I'll have to write a book and turn it into a West End musical. "Is You Or Is You Ain't My Bank Manager" and other toe tapping tunes.

One thing that happens a lot (though you still have to dig them out) is the outbreak of conscience amongst the ex banking chiefs in their later years. Here's a couple you may find edifying.

"Banking was conceived in iniquity and was born in sin. The Bankers own the earth. Take it away from them, but leave them the power to create deposits, and with the flick of the pen they will create enough deposits to buy it back again. However, take it away from them, and all the great fortunes like mine will disappear and they ought to disappear, for this would be a happier and better world to live in. But, if you wish to remain the slaves of Bankers and pay the cost of your own slavery, let them continue to create deposits." -- Sir Josiah Stamp At the time the 2nd wealthiest man in England and an ex Director of the Bank of England.

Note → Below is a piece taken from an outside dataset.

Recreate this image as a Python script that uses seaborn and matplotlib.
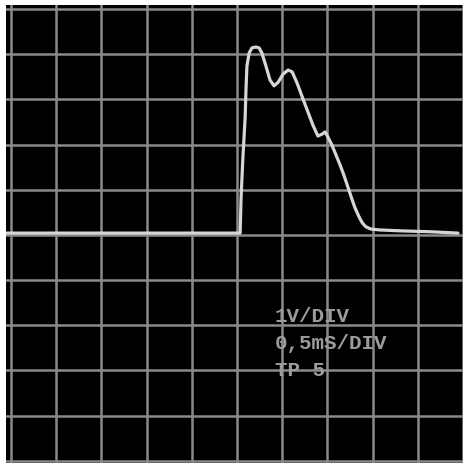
import matplotlib
matplotlib.use("Agg")
import matplotlib.pyplot as plt
import seaborn as sns
import pandas as pd

# Trace samples: time in divisions, voltage in divisions
time_div = [-0.11, 5.07, 5.09, 5.13, 5.18, 5.20, 5.22, 5.27, 5.33, 5.42, 5.49,
            5.55, 5.64, 5.73, 5.82, 5.91, 6.02, 6.13, 6.22, 6.33, 6.46, 6.57,
            6.68, 6.79, 6.88, 6.95, 7.01, 7.10, 7.19, 7.28, 7.37, 7.46, 7.54,
            7.61, 7.70, 7.77, 7.85, 7.96, 8.16, 8.61, 9.27, 9.89]
volt_div = [0.04, 0.04, 0.82, 1.70, 2.59, 3.25, 3.74, 4.03, 4.14, 4.16, 4.14,
            4.03, 3.74, 3.43, 3.30, 3.38, 3.56, 3.65, 3.61, 3.36, 3.01, 2.72,
            2.43, 2.19, 2.23, 2.28, 2.17, 1.99, 1.77, 1.55, 1.31, 1.04, 0.80,
            0.60, 0.40, 0.27, 0.18, 0.13, 0.11, 0.09, 0.07, 0.04]
readout = ["1V/DIV", "0,5mS/DIV", "TP 5"]

x_divs = list(range(0, 11))
y_divs = list(range(-5, 6))

df = pd.DataFrame({"t": time_div, "v": volt_div})

sns.set_theme(style="dark")
fig = plt.figure(figsize=(4.63, 4.64), dpi=100, facecolor="white")
ax = fig.add_axes([6 / 463, 0, 457 / 463, 458 / 464])
ax.set_facecolor("black")

sns.lineplot(data=df, x="t", y="v", ax=ax, sort=False, color="#d6d6d6",
             linewidth=2.3, zorder=3)

ax.set_xlim(-0.11, 10.0)
ax.set_ylim(-5.05, 5.09)
ax.set_xticks(x_divs)
ax.set_yticks(y_divs)
ax.grid(True, color="#8a8a8a", linewidth=1.8)
ax.set_axisbelow(True)
ax.tick_params(length=0, labelbottom=False, labelleft=False)
ax.set_xlabel("")
ax.set_ylabel("")
for s in ax.spines.values():
    s.set_visible(False)

for i, line in enumerate(readout):
    ax.text(5.84, -1.90 - 0.60 * i, line, family="Liberation Mono",
            fontsize=15, fontweight="bold", color="#9c9c9c",
            ha="left", va="baseline", zorder=2)

fig.savefig("out.png", dpi=100, facecolor="white")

"I am afraid that ordinary citizens will not like to be told that the banks can, and do, create and destroy money. And they who control the credit of the nation direct the policy of governments, and hold in the hollow of their hands the destiny of the people."-- 'Mr Reginald McKenna' (when Chairman of the Midland Bank in London)

"The few who can understand the System (Cheque Money and Credits) will either be so interested in its profits, or so dependent on its favours, that there will be no opposition from that class. While on the other hand, the great body of people mentally incapable of comprehending the tremendous advantage that capital derives from the system, will bear its burdens without complaint and perhaps without even suspecting that the system is inimical (hostile, hurtful) to their interests."-- 'Rothschild Bros of London' (to New York firm of bankers - 25 June 1863)

I don't think they use these quotes in Economics courses.

The FreePress is an evolving thing as finding effective ways to broker this topic needs a little imagination - listeners eyes tend to glaze over once they've heard you say "Fractional Reserve Banking" for the fifth time in 5 minutes.

Thanks for the positive comments. All used to propel forward and onward and upward.